Все участники старались выполнять рисунки примерно в одном стиле. Индивидуальные особенности неизбежно проявлялись, и надо признать, что Маяковский как художник в этой артели был на правах подмастерья. Но у него был важный козырь: он был поэтом. Из 23 листов графики, подготовленных издательством, только на одном нет текста Маяковского. Часть рисунков также принадлежит ему, в основном же его стихи сопровождают рисунки Малевича, Лентулова, Машкова (под псевдонимом И. Горскин).

Биограф поэта В. Перцов, стремясь подверстать поэта (к тому времени давно отошедшего от большевизма) к ленинскому пораженчеству, фактически обвиняет его лубочные тексты в неискренности. Подписи к плакатам – «бодрые», а «серьезные» стихи того времени наполнены «скептическим трагизмом»:

Вечернюю! Вечернюю! Вечернюю!

Италия! Германия! Австрия!

И на площадь, мрачно очерченную чернью,

багровой крови пролилась струя!

Однако довольно просто понять, что в рифмованных подписях к плакатам объемом в две или четыре строки невозможно достичь глубины и неоднозначности. Такие тексты и должны быть однозначными, точными, меткими. Здесь Маяковский нащупал отдельный жанр, который он будет развивать позже, уже при Советской власти. Кроме того, это было для него поэтической лабораторией, и прежде всего лабораторией рифмы.

Рифма «Сегодняшнего лубка» разнообразна. Здесь мы встречаем рифму в стиле лимериков, где зарифмовывается географическое название:

«Немец рыжий и шершавый разлетался над Варшавой».

Рифму макароническую, с использование иноязычных слов:

«Подошел колбасник к Лодзи, мы сказали: «Пан добродзи».

Составную рифму, которая вообще характерна для данного автора:

«Ну и треск же, ну и гром же был от немцев подле Ломжи!»

Омонимическую рифму:

«Сдал австриец русским Львов, где им зайцам против львов!»

Или даже так (ненавистники рифмы «ботинок – полуботинок» посрамлены):

«Плыли этим месяцем турки с полумесяцем».

По словам Перцова, у Маяковского «была «лирическая» потребность в агитации». Но в то время поэт, возможно, этого не осознавал. В краткий период конца 1914 года, когда он был колумнистом в газете «Новь», издававшейся сыном великого русского медиамагната А.А. Сувориным, он отстаивает право футуристов на место – причем, конечно, лидирующее - в едином патриотическом строю. «Теперь жизнь усыновила нас… Теперь мы будем показывать вам, что под желтыми кофтами гаеров были тела здоровых, нужных вам, как бойцы, силачей». 

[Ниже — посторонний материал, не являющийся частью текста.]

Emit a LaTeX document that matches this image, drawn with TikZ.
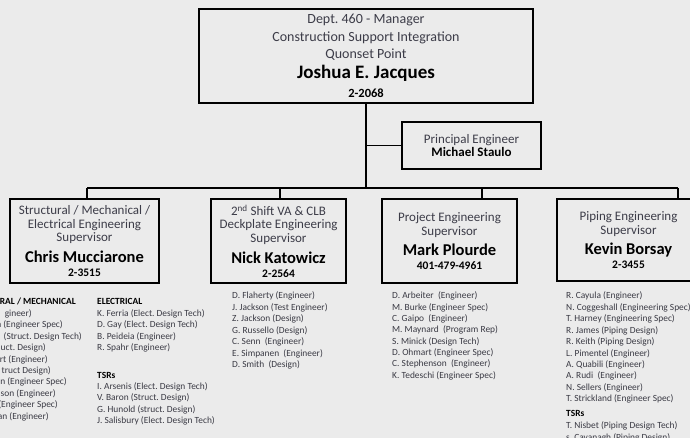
\documentclass[tikz,border=0pt]{standalone}
\usepackage{fontspec}
\setmainfont{Carlito}
\frenchspacing
\definecolor{bg}{HTML}{EBEBEB}
\definecolor{ttl}{HTML}{3C3C48}
\definecolor{lstc}{HTML}{3A3A44}
\newcommand\nm[2]{{\fontsize{#1}{#1}\selectfont\bfseries\color{black}#2}}
\tikzset{
  box/.style={draw=black, line width=1.3bp, fill=bg, inner sep=0pt, align=center, text=ttl},
  mgrbox/.style={box, minimum width=334bp, minimum height=94bp, font=\fontsize{14bp}{17.5bp}\selectfont},
  supbox/.style={box, minimum height=84bp, font=\fontsize{13bp}{13.5bp}\selectfont},
  lst/.style={inner sep=0pt, anchor=base west, text=lstc, font=\fontsize{9.4bp}{11.4bp}\selectfont},
  lstr/.style={lst, anchor=base east},
  hd/.style={lst, text=black, font=\fontsize{9.4bp}{11.4bp}\selectfont\bfseries},
  conn/.style={draw=black, line width=1.3bp},
}
\begin{document}
\begin{tikzpicture}[x=1bp,y=-1bp]
\path[use as bounding box] (0,0) rectangle (690,438);
\clip (0,0) rectangle (690,438);
\fill[bg] (0,0) rectangle (690,438);
% boxes
\node[mgrbox] (mgr) at (366,56) {Dept. 460 - Manager\\Construction Support Integration\\Quonset Point\\[2.5bp]\nm{19bp}{Joshua E. Jacques}\\[1bp]\nm{12.5bp}{2-2068}};
\node[box, minimum width=139bp, minimum height=47bp, font=\fontsize{13bp}{13.5bp}\selectfont] (pe) at (471.5,145.5) {Principal Engineer\\\nm{13bp}{Michael Staulo}};
\coordinate (b1) at (87,188);
\coordinate (b2) at (280,188);
\coordinate (b3) at (482,188);
\coordinate (b4) at (678,188);
\node[supbox, minimum width=149bp] (s1) at (84.5,241) {Structural / Mechanical /\\Electrical Engineering\\Supervisor\\[6bp]\nm{16.5bp}{Chris Mucciarone}\\[0.5bp]\nm{11.5bp}{2-3515}};
\node[supbox, minimum width=135bp] (s2) at (278.5,241) {2\textsuperscript{nd} Shift VA \& CLB\\Deckplate Engineering\\Supervisor\\[6bp]\nm{16.5bp}{Nick Katowicz}\\[0.5bp]\nm{11.5bp}{2-2564}};
\node[supbox, minimum width=135bp] (s3) at (449.5,241) {Project Engineering\\Supervisor\\[5bp]\nm{16.5bp}{Mark Plourde}\\[0.5bp]\nm{11.5bp}{401-479-4961}};
\node[supbox, minimum width=143bp, minimum height=82bp] (s4) at (628.5,240) {Piping Engineering\\Supervisor\\[5bp]\nm{16.5bp}{Kevin Borsay}\\[0.5bp]\nm{11.5bp}{2-3455}};
% connectors
\draw[conn] (mgr.south) -- (mgr.south |- b1);
\draw[conn] (pe.west) -- (pe.west -| mgr.south);
\draw[conn] (b1) -- (b4);
\foreach \k in {1,...,4} \draw[conn] (b\k) -- (b\k |- s\k.north);
% column 1 (cut at left edge)
\node[hd, anchor=base east] (c1-1) at (76,305) {RAL / MECHANICAL};
\node[lstr] (c1-2) at (32,316.4) {gineer)};
\node[lstr] (c1-3) at (63,327.8) {n (Engineer Spec)};
\node[lstr] (c1-4) at (82,339.2) {(Struct. Design Tech)};
\node[lstr] (c1-5) at (46,350.6) {uct. Design)};
\node[lstr] (c1-6) at (48,362) {rt (Engineer)};
\node[lstr] (c1-7) at (51,373.4) {truct Design)};
\node[lstr] (c1-8) at (67,384.8) {n (Engineer Spec)};
\node[lstr] (c1-9) at (56,396.2) {son (Engineer)};
\node[lstr] (c1-10) at (58,407.6) {(Engineer Spec)};
\node[lstr] (c1-11) at (49,419) {an (Engineer)};
% column 2
\node[hd] (c2-h) at (97,305) {ELECTRICAL};
\foreach \t [count=\i] in {K. Ferria (Elect. Design Tech), D. Gay (Elect. Design Tech), B. Peideia (Engineer), R. Spahr (Engineer)}
  \node[lst] (c2-\i) at (97,{305+11.4*\i}) {\t};
\node[hd] (c2-t) at (97,378) {TSRs};
\foreach \t [count=\i] in {I. Arsenis (Elect. Design Tech), V. Baron (Struct. Design), G. Hunold (struct. Design), J. Salisbury (Elect. Design Tech)}
  \node[lst] (c2t-\i) at (97,{378+11.4*\i}) {\t};
% column 3
\foreach \t [count=\i] in {D. Flaherty (Engineer), J. Jackson (Test Engineer), Z. Jackson (Design), G. Russello (Design), C. Senn\ \ (Engineer), E. Simpanen\ \ (Engineer), D. Smith\ \ (Design)}
  \node[lst] (c3-\i) at (232,{299+11.4*(\i-1)}) {\t};
% column 4
\foreach \t [count=\i] in {D. Arbeiter\ \ (Engineer), M. Burke (Engineer Spec), C. Gaipo\ \ (Engineer), M. Maynard\ \ (Program Rep), S. Minick (Design Tech), D. Ohmart (Engineer Spec), C. Stephenson\ \ (Engineer), K. Tedeschi (Engineer Spec)}
  \node[lst] (c4-\i) at (392,{299+11.3*(\i-1)}) {\t};
% column 5
\foreach \t [count=\i] in {R. Cayula (Engineer), N. Coggeshall (Engineering Spec), T. Harney (Engineering Spec), R. James (Piping Design), R. Keith (Piping Design), L. Pimentel (Engineer), A. Quabili (Engineer), A. Rudi\ \ (Engineer), N. Sellers (Engineer), T. Strickland (Engineer Spec)}
  \node[lst] (c5-\i) at (566,{299+11.4*(\i-1)}) {\t};
\node[hd] (c5-t) at (566,416) {TSRs};
\node[lst] (c5t-1) at (566,428) {T. Nisbet (Piping Design Tech)};
\node[lst] (c5t-2) at (566,440) {s. Cavanagh (Piping Design)};
\end{tikzpicture}
\end{document}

Трудность была в том, что служить футуристы были готовы на своих условиях, никак не меняя свою стилистику – и вот этого-то руководству издания было не надобно. Поэтому, подрядившись делать поэтическую страничку, Маяковский смог подготовить только один выпуск, где, помимо стихов Б. Пастернака, Н. Асеева и К. Большакова, опубликовал свой текст «Мама и убитый немцами вечер». Название подборки – «Траурное ура» - добило издателя. Вскоре поэт был уволен.

Кажется, именно эта неудача с «Новью», да и в целом исчерпанность попыток пристроиться к военной пропаганде (в то время как вождь символистов Валерий Брюсов, например, занимал очень престижную тогда должность военкора)  повернула поэта от вполне лояльного оборончества к чисто трагедийному отношению к войне. Результатом уже в начале 1915 года стало написание стихотворения «Вам!», прочтение которого в «Бродячей собаке» вызвало скандал и приезд полиции.

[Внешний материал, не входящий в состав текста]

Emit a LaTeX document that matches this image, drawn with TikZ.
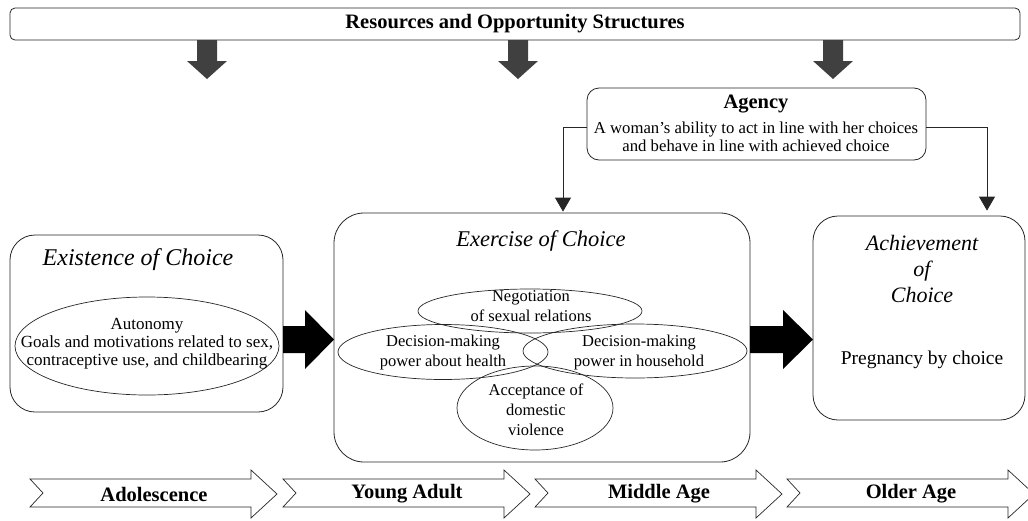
\documentclass[tikz,border=0pt]{standalone}
\usepackage{fontspec}
\setmainfont{Liberation Serif}
\usetikzlibrary{arrows.meta,shapes.geometric,calc}
\begin{document}
\begin{tikzpicture}[x=1pt,y=-1pt,
  rbox/.style={draw=black!85, line width=0.8pt, rounded corners=#1, inner sep=0pt},
  ell/.style={draw=black!85, ellipse, line width=0.7pt, inner sep=0pt},
  etext/.style={align=center, inner sep=0pt, font=\fontsize{16.5}{20}\selectfont},
  ttl/.style={align=center, inner sep=0pt, font=\fontsize{22.5}{26}\selectfont\itshape},
  garrow/.style={fill=black!75},
  barrow/.style={fill=black},
  conn/.style={draw=black!85, line width=0.8pt, shorten >=1pt, -{Triangle[width=16pt,length=14pt]}},
  chev/.style={draw=black!85, line width=0.7pt, fill=white},
  chevlabel/.style={inner sep=0pt, font=\fontsize{20.5}{22}\selectfont\bfseries}
]
\useasboundingbox (0,0) rectangle (1028,520);

% top bar
\node[rbox=5pt, minimum width=1010pt, minimum height=32pt,
      font=\fontsize{20.5}{22}\selectfont\bfseries] (res) at (515,24) {Resources and Opportunity Structures};
\foreach \c in {207,518,833}{
  \fill[garrow] ({\c-10},40) -- ({\c+10},40) -- ({\c+10},61) -- ({\c+20},61) -- (\c,79) -- ({\c-20},61) -- ({\c-10},61) -- cycle;
}

% agency
\node[rbox=12pt, minimum width=339pt, minimum height=72pt] (agency) at (756.5,124) {};
\node[inner sep=0pt, font=\fontsize{20.5}{22}\selectfont\bfseries] (agencyT) at (756,104) {Agency};
\node[etext, font=\fontsize{16.7}{17.5}\selectfont] (agencyD) at (756,137) {A woman’s ability to act in line with her choices\\and behave in line with achieved choice};

% existence
\node[rbox=25pt, minimum width=273pt, minimum height=177pt] (exist) at (146.5,323.5) {};
\node[ttl, font=\fontsize{24}{26}\selectfont\itshape] (existT) at (138,260) {Existence of Choice};
\node[ell, minimum width=264pt, minimum height=98pt] (auton) at (147,346) {};
\node[etext, font=\fontsize{17}{18}\selectfont] (autonT) at (147,344) {Autonomy\\Goals and motivations related to sex,\\contraceptive use, and childbearing};

% exercise
\node[rbox=30pt, minimum width=416pt, minimum height=249pt] (exer) at (542,337.5) {};
\node[ttl] (exerT) at (541,241) {Exercise of Choice};
\node[ell, minimum width=224pt, minimum height=44pt] (nego) at (530,311) {};
\node[ell, minimum width=210pt, minimum height=55pt] (health) at (443,352) {};
\node[ell, minimum width=224pt, minimum height=54pt] (house) at (635,351) {};
\node[ell, minimum width=156pt, minimum height=84pt] (accept) at (535,408) {};
\node[etext] (negoT) at (531,306) {Negotiation\\of sexual relations};
\node[etext] (healthT) at (443,353) {Decision-making\\power about health};
\node[etext] (houseT) at (639,353) {Decision-making\\power in household};
\node[etext] (acceptT) at (536,410) {Acceptance of\\domestic\\violence};

% achievement
\node[rbox=25pt, minimum width=212pt, minimum height=204pt] (achv) at (919,318) {};
\node[ttl, font=\fontsize{22}{26}\selectfont\itshape] (achvT) at (922,269) {Achievement\\of\\Choice};
\node[inner sep=0pt, font=\fontsize{19.5}{22}\selectfont] (preg) at (922,360) {Pregnancy by choice};

% block arrows
\fill[barrow] (283,326) -- (305,326) -- (305,310) -- (334,339.5) -- (305,369) -- (305,353) -- (283,353) -- cycle;
\fill[barrow] (750,326) -- (783,326) -- (783,310) -- (813,339.5) -- (783,369) -- (783,353) -- (750,353) -- cycle;

% agency connectors
\coordinate (aL) at (563,127);
\coordinate (aR) at (987,127);
\draw[conn] (agency.west |- aL) -| (exer.north -| aL);
\draw[conn] (agency.east |- aR) -| ([yshift=4pt]achv.north -| aR);

% life stages
\foreach \L/\lab/\nm in {30/Adolescence/s1, 283/Young Adult/s2, 535/Middle Age/s3, 787/Older Age/s4}{
  \draw[chev] (\L,479) -- ({\L+221},479) -- ({\L+221},470) -- ({\L+247},494) -- ({\L+221},518) -- ({\L+221},507) -- (\L,507) -- ({\L+13},493) -- cycle;
  \node[chevlabel] (\nm) at ({\L+124},494) {\lab};
}
\end{tikzpicture}
\end{document}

Позднее в том же году Маяковский заканчивает поэму «Тринадцатый апостол» (подцензурное название –«Облако в штанах»). В ней, как будто бы подражая Хлебникову, который в свое время назначил начало мировой войны на 1915 год и на один год ошибся, поэт произносит своё знаменитое пророчество: «В терновом венце революций грядёт шестнадцатый год». 

До революции к агитационному творчеству Маяковский уже не возвращался. Но опыт «Сегодняшнего лубка» и патриотической колумнистики дал ему очень важную вещь: понимание творчества как служения и поэта как работника. Именно в то время он встал на путь, который привёл его к строкам, скандальным для всей поэтической традиции от романтизма до акмеизма:

Я себя 

советским чувствую

заводом,

вырабатывающим счастье.

Дворянин Маяковский, так и не вернувшийся в партию большевиков, именно  в бытность пропагандистом «империалистической» войны начал становиться пролетарским поэтом - не в смысле поэта, пишущего для рабочих или о рабочих, а в смысле поэта, уподобляющего себя рабочему в своем поэтическом труде.